Friday, November 30, 2012

"Hitting the road" for data: Clarence B. Channel

It seemed an unlikely source to find a family history nugget:  the newsletter of the Nebraska Road Department.  But, here's another example of how casting the net a lot wider via a Google search can pay off.  This refers to another descendant of my ancestor Jeremiah Channel(l) of eastern Ohio.  It proved to be a good starting point for uncovering more data about this side of the family.

Saturday, November 10, 2012

Mom: helpful or ghoulish?

The September issue of the National Genealogy Society Quarterly contains an item about what I would call the ultimate helicopter mom (one who hovers), with a macabre twist.
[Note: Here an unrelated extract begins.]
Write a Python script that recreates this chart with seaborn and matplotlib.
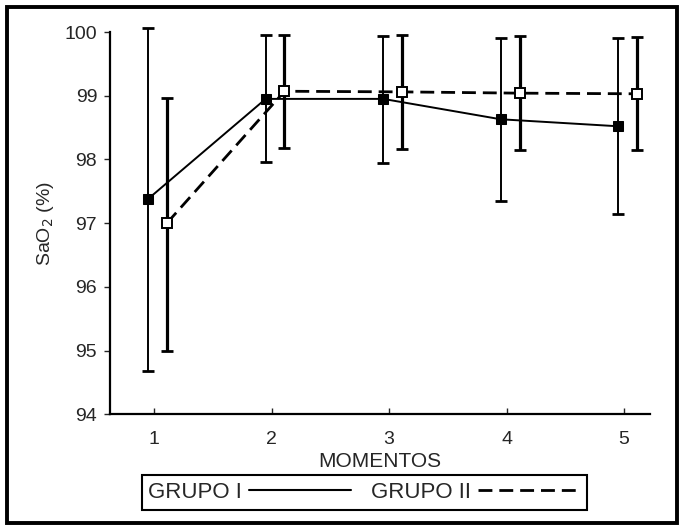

"In 1877 a desperate mother writes the State Department to beg for a position for her son.  Not unusual on its face, but there is a twist here.  She pins to her letter a newspaper clipping about a State Department employee's suicide, indicating she knows this place is no longer filled, and asks that it be given to her son."

Source:  Applications and Recommendations for Public Office, Hayes-Garfield Administrations.

I hope she at least waited for the funeral to be over.   

A Life in One Sentence: Lucetta Luhr Clark Francis Browning

On the rare occasions when the death of an early ancestor is noted in the local newspaper, the lack of detail makes the item resemble a telegram, or perhaps TV character Sgt. Joe Friday of Dragnet, known for his dead-pan delivery of  "Just the facts, ma'am."  One such example is the death notice of my ancestor, Lucetta (Luhr) Clark Francis Browning, which appeared in the Canton (Lewis Co, Missouri) Press of 12 April 1878:  "Died, March 27, 1878, Luzetta, wife of J. H. Browning, aged 27 years, 9 months, and one day."

By the time of her death  at age 27, Lucetta had lost her father young, been married twice, given birth to at least six children, made the regrettable decision, probably at the direction of her first husband, to sue her mother, and gone through the public humiliation of a messy divorce.

I am grateful that I didn't stop researching with the death notice...there was a lot left to the story.